#### STATED GOAL:
Search the data for the word "this". Reproduce every line where it is found.

⟨

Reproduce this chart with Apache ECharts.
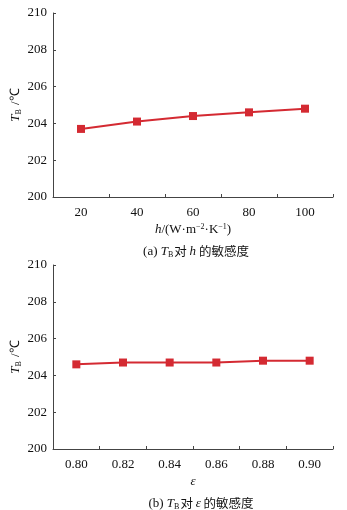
<!DOCTYPE html>
<html><head><meta charset="utf-8">
<script src="https://cdn.jsdelivr.net/npm/echarts@6/dist/echarts.min.js"></script>
<style>html,body{margin:0;padding:0;background:#fff}#c{width:347px;height:510px}</style>
</head><body><div id="c"></div>
<script>
var hCategories = ['20','40','60','80','100'];
var hValues = [203.7, 204.1, 204.4, 204.6, 204.8];
var epsCategories = ['0.80','0.82','0.84','0.86','0.88','0.90'];
var epsValues = [204.6, 204.7, 204.7, 204.7, 204.8, 204.8];
var yTicks = [200, 202, 204, 206, 208, 210];

var serif = '"Liberation Serif","Times New Roman",serif';
var axisColor = '#444';
var textColor = '#111';
var red = '#d42a32';

var richBase = {
  it: {fontFamily: serif, fontStyle: 'italic', fontWeight: 'normal', fontSize: 13, color: textColor},
  sub: {fontFamily: serif, fontWeight: 'normal', fontSize: 8, color: textColor, padding: [7,1,0,0]},
  sup: {fontFamily: serif, fontWeight: 'normal', fontSize: 8, color: textColor, padding: [0,0,6,0]},
  n: {fontFamily: serif, fontWeight: 'normal', fontSize: 13, color: textColor},
  cj: {fontFamily: '"Noto Sans CJK SC",sans-serif', fontWeight: 'normal', fontSize: 12.5, color: textColor}
};

function yAxisCfg(idx) {
  return {
    type: 'value', gridIndex: idx, min: yTicks[0], max: yTicks[yTicks.length-1], interval: 2,
    axisLine: {show: true, lineStyle: {color: axisColor, width: 1}},
    axisTick: {show: true, inside: true, length: 3, lineStyle: {color: axisColor}},
    splitLine: {show: false},
    axisLabel: {fontFamily: serif, fontSize: 13, color: textColor, margin: 6},
    name: '{it|T}{sub|B}{n| /℃}', nameLocation: 'middle', nameGap: 30, nameRotate: 90,
    nameMoveOverlap: false,
    nameTextStyle: {rich: richBase}
  };
}
function xAxisCfg(idx, cats, name) {
  return {
    type: 'category', gridIndex: idx, data: cats, boundaryGap: true,
    axisLine: {show: true, lineStyle: {color: axisColor, width: 1}},
    axisTick: {show: true, inside: true, length: 3, alignWithLabel: false, lineStyle: {color: axisColor}},
    axisLabel: {fontFamily: serif, fontSize: 13, color: textColor, margin: 9},
    name: name, nameLocation: 'middle', nameGap: 26, nameMoveOverlap: false,
    nameTextStyle: {rich: richBase}
  };
}
function seriesCfg(idx, vals) {
  return {
    type: 'line', xAxisIndex: idx, yAxisIndex: idx, data: vals,
    symbol: 'rect', symbolSize: 8, showSymbol: true,
    lineStyle: {color: red, width: 2}, itemStyle: {color: red},
    animation: false
  };
}

var chart = echarts.init(document.getElementById('c'), null, {renderer: 'canvas'});
chart.setOption({
  animation: false,
  backgroundColor: '#fff',
  grid: [
    {left: 53, top: 13, width: 280, height: 184, containLabel: false, outerBoundsMode: 'none'},
    {left: 53, top: 265, width: 280, height: 184, containLabel: false, outerBoundsMode: 'none'}
  ],
  xAxis: [
    xAxisCfg(0, hCategories, '{it|h}{n|/(W·m}{sup|−2}{n|·K}{sup|−1}{n|)}'),
    xAxisCfg(1, epsCategories, '{it|ε}')
  ],
  yAxis: [yAxisCfg(0), yAxisCfg(1)],
  title: [
    {text: '{n|(a) }{it|T}{sub|B}{cj|对 }{it|h}{cj| 的敏感度}', left: 191, top: 239, textAlign: 'center',
     textStyle: {fontWeight: 'normal', rich: richBase}},
    {text: '{n|(b) }{it|T}{sub|B}{cj|对 }{it|ε}{cj| 的敏感度}', left: 196, top: 491, textAlign: 'center',
     textStyle: {fontWeight: 'normal', rich: richBase}}
  ],
  series: [seriesCfg(0, hValues), seriesCfg(1, epsValues)]
});
</script></body></html>
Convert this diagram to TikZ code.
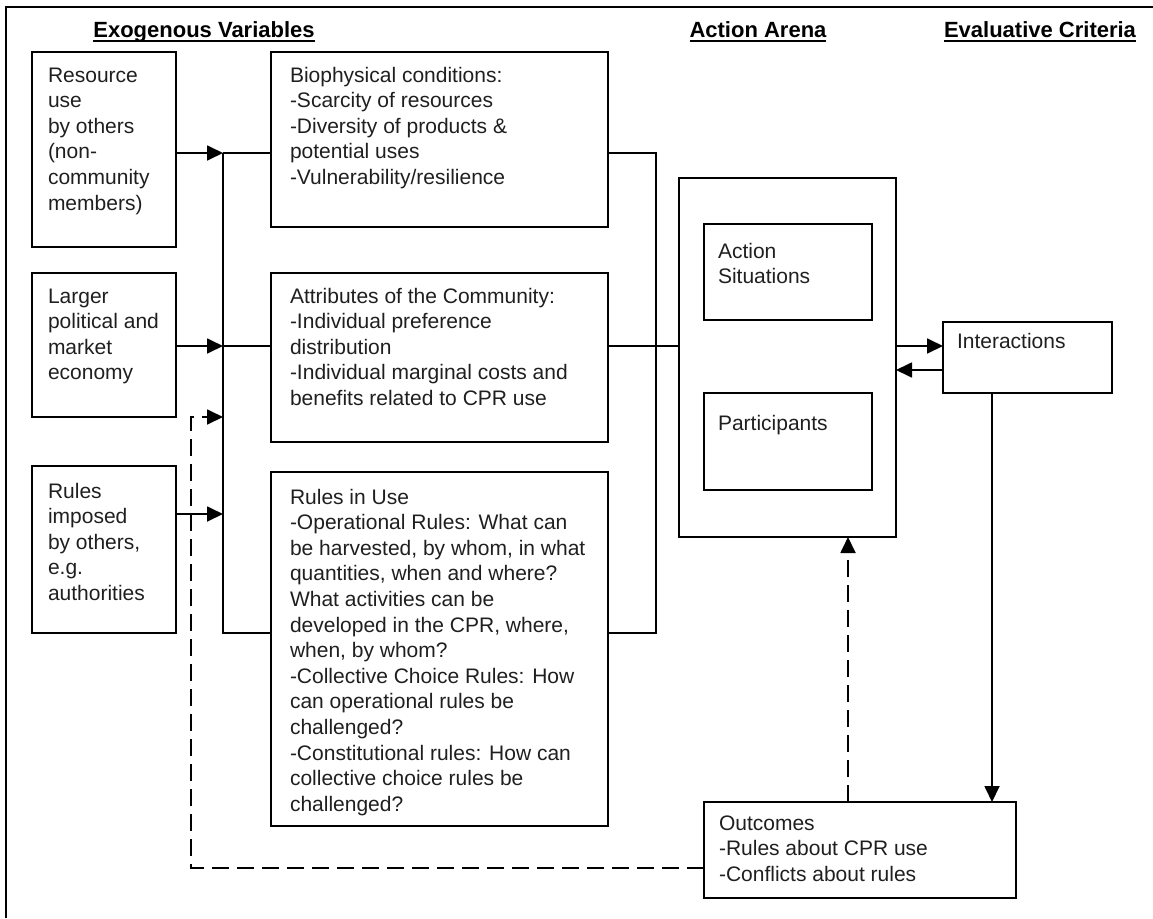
\documentclass[tikz,border=0pt]{standalone}
\usepackage{fontspec}
\setmainfont{Liberation Sans}
\usetikzlibrary{arrows.meta}
\newcommand{\bt}[5]{\parbox[t][#2pt][t]{#1pt}{\raggedright\leftskip=#4pt\rule{0pt}{#3pt}#5}}
\newcommand{\hul}[1]{\setbox0=\hbox{#1}\rlap{\rule[-5pt]{\wd0}{2pt}}\box0}
\tikzset{
  box/.style={draw, line width=1.8pt, inner sep=0pt, outer sep=0pt, anchor=north west,
              font=\fontsize{21}{25.6}\selectfont, text=black!88},
  head/.style={anchor=base, inner sep=0pt, font=\fontsize{22}{24}\selectfont\bfseries},
  conn/.style={line width=1.8pt},
  arr/.style={conn, -{Triangle[length=16pt,width=15pt]}},
  dashln/.style={conn, dash pattern=on 17pt off 8pt},
}
\begin{document}
\begin{tikzpicture}[x=1pt,y=-1pt]
\useasboundingbox (0,0) rectangle (1153,918);
% outer frame
\draw[line width=1.8pt] (1153,7) -- (6,7) -- (6,918);
% headings
\node[head] (h1) at (204,37) {\hul{Exogenous Variables}};
\node[head] (h2) at (758,37) {\hul{Action Arena}};
\node[head] (h3) at (1040,37) {\hul{Evaluative Criteria}};
% left boxes
\node[box] (b1) at (32,52) {\bt{144}{195}{30}{16}{Resource\\use\\by others\\(non-\\community\\members)}};
\node[box] (b2) at (32,273) {\bt{144}{144}{30}{16}{Larger\\political and\\market\\economy}};
\node[box] (b3) at (32,466) {\bt{144}{167}{32}{16}{Rules\\imposed\\by others,\\e.g.\\authorities}};
% middle boxes
\node[box] (bio) at (271,52) {\bt{337}{175}{30}{19}{Biophysical conditions:\\-Scarcity of resources\\-Diversity of products \&\\potential uses\\-Vulnerability/resilience}};
\node[box] (attr) at (271,273) {\bt{337}{169}{30}{19}{Attributes of the Community:\\-Individual preference\\distribution\\-Individual marginal costs and\\benefits related to CPR use}};
\node[box] (rules) at (271,472) {\bt{337}{354}{32}{19}{Rules in Use\\-Operational Rules: What can\\be harvested, by whom, in what\\quantities, when and where?\\What activities can be\\developed in the CPR, where,\\when, by whom?\\-Collective Choice Rules: How\\can operational rules be\\challenged?\\-Constitutional rules: How can\\collective choice rules be\\challenged?}};
% action arena
\node[box] (arena) at (679,178) {\bt{217}{359}{28}{0}{}};
\node[box] (sit) at (704,224) {\bt{168}{96}{34}{14}{Action\\Situations}};
\node[box] (part) at (704,393) {\bt{168}{97}{37}{14}{Participants}};
% evaluative
\node[box] (inter) at (943,322) {\bt{169}{71}{26}{14}{Interactions}};
\node[box] (out) at (704,802) {\bt{312}{96}{28}{15}{Outcomes\\-Rules about CPR use\\-Conflicts about rules}};
% junction coordinates
\coordinate (y153) at (0,153);
\coordinate (y346) at (0,346);
\coordinate (y370) at (0,370);
\coordinate (y417) at (0,417);
\coordinate (y514) at (0,514);
\coordinate (y633) at (0,633);
\coordinate (y868) at (0,868);
\coordinate (xL) at (223,0);
\coordinate (xR) at (656,0);
\coordinate (xD) at (191,0);
\coordinate (xO) at (992,0);
\coordinate (xA) at (848,0);
% left bus
\draw[arr] (b1.east |- y153) -- (xL |- y153);
\draw[conn] (xL |- y153) -- (bio.west |- y153);
\draw[arr] (b2.east |- y346) -- (xL |- y346);
\draw[conn] (xL |- y346) -- (attr.west |- y346);
\draw[arr] (b3.east |- y514) -- (xL |- y514);
\draw[conn] (xL |- y153) -- (xL |- y633) -- (rules.west |- y633);
% right bus
\draw[conn] (bio.east |- y153) -- (xR |- y153) -- (xR |- y633) -- (rules.east |- y633);
\draw[conn] (attr.east |- y346) -- (arena.west |- y346);
% interactions
\draw[arr] (arena.east |- y346) -- (inter.west |- y346);
\draw[arr] (inter.west |- y370) -- (arena.east |- y370);
\draw[arr] (xO |- inter.south) -- (xO |- out.north);
% feedback dashed
\draw[dashln, -{Triangle[length=16pt,width=15pt]}] (xA |- out.north) -- (xA |- arena.south);
\draw[dashln, -{Triangle[length=16pt,width=15pt]}] (out.west |- y868) -- (xD |- y868) -- (xD |- y417) -- (xL |- y417);
\end{tikzpicture}
\end{document}
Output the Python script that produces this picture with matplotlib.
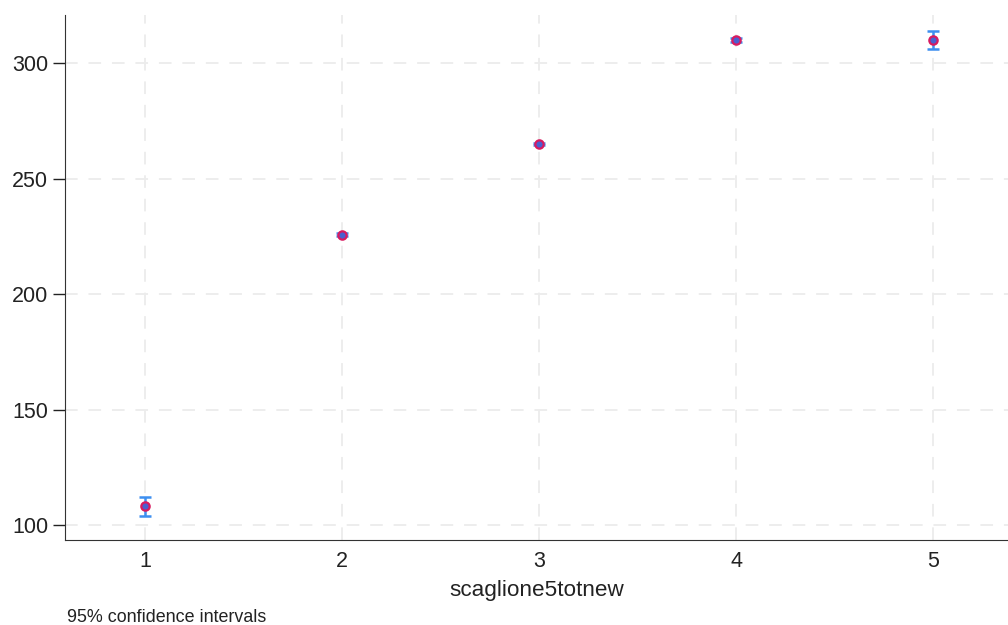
import matplotlib
matplotlib.use("Agg")
import numpy as np
from matplotlib import pyplot as plt

plt.rcParams['font.family'] = ['Liberation Sans', 'DejaVu Sans']

# predictive margins by group
groups = [1, 2, 3, 4, 5]
means = [108.2, 225.6, 264.9, 310.0, 310.0]
ci_low = [103.9, 225.0, 264.3, 309.0, 306.1]
ci_high = [112.3, 226.2, 265.5, 311.0, 313.9]

means = np.array(means)
err = np.vstack([means - np.array(ci_low), np.array(ci_high) - means])

fig = plt.figure(figsize=(10.08, 6.25), dpi=100)
ax = fig.add_axes([65 / 1008, (625 - 540) / 625, (1008 - 65) / 1008, (540 - 15) / 625])

ax.errorbar(groups, means, yerr=err, fmt='none', ecolor='#3d8ff0', elinewidth=1.8,
            capsize=4, capthick=1.8, zorder=3)
ax.plot(groups, means, 'o', markersize=6, markerfacecolor='#4a5fd0',
        markeredgecolor='#d81b60', markeredgewidth=1.6, zorder=4)

ax.set_xlim(0.594, 5.38)
ax.set_ylim(93.5, 320.8)
ax.set_xticks(groups)
ax.set_yticks([100, 150, 200, 250, 300])

ax.grid(True, linestyle=(0, (7, 6)), color='#ececec', linewidth=1.3)
ax.set_axisbelow(True)
for side in ['top', 'right']:
    ax.spines[side].set_visible(False)
ax.spines['left'].set_color('#333333')
ax.spines['bottom'].set_color('#333333')
ax.tick_params(axis='both', labelsize=15.5, colors='#222222', length=9, width=1, pad=3)
ax.tick_params(axis='x', length=0, pad=8)

ax.set_xlabel('scaglione5totnew', fontsize=16.2, color='#222222', labelpad=6)
fig.text(67 / 1008, 1 - 618 / 625, '95% confidence intervals', fontsize=12.9,
         color='#222222', va='center', ha='left')

fig.savefig('out.png', dpi=100)
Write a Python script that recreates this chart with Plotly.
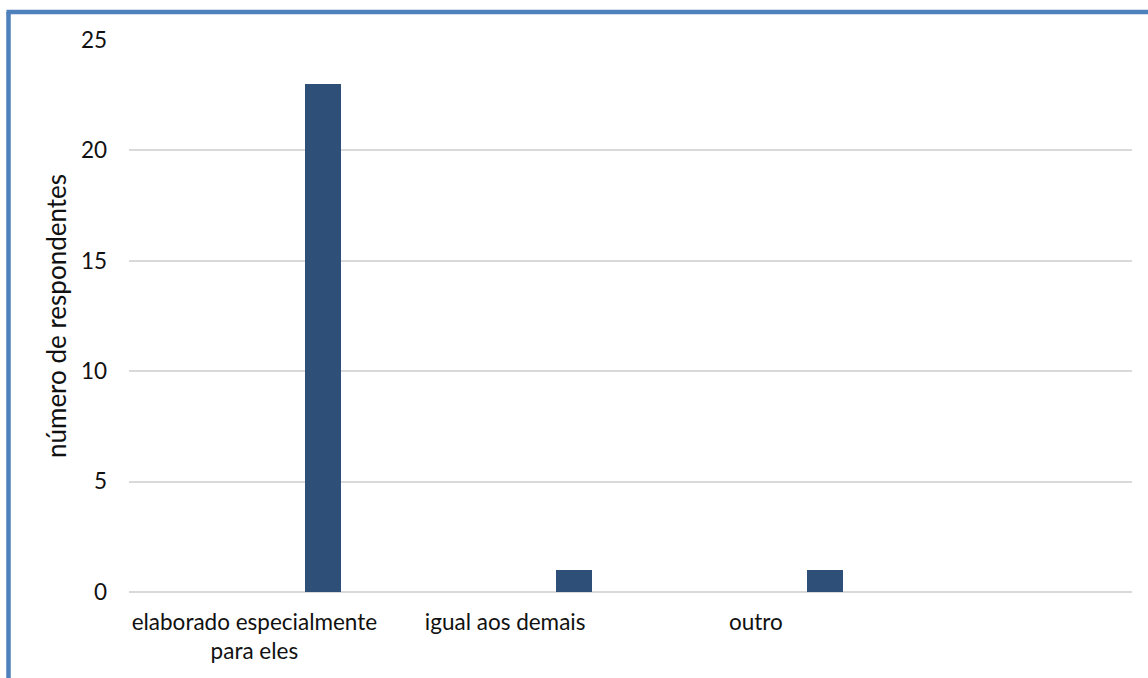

⟩

#### REPLY TO THE EXERCISE:
Reproduce this chart with Apache ECharts.
Convert this diagram to TikZ code.
Output the Python script that produces this picture with matplotlib.
Write a Python script that recreates this chart with Plotly.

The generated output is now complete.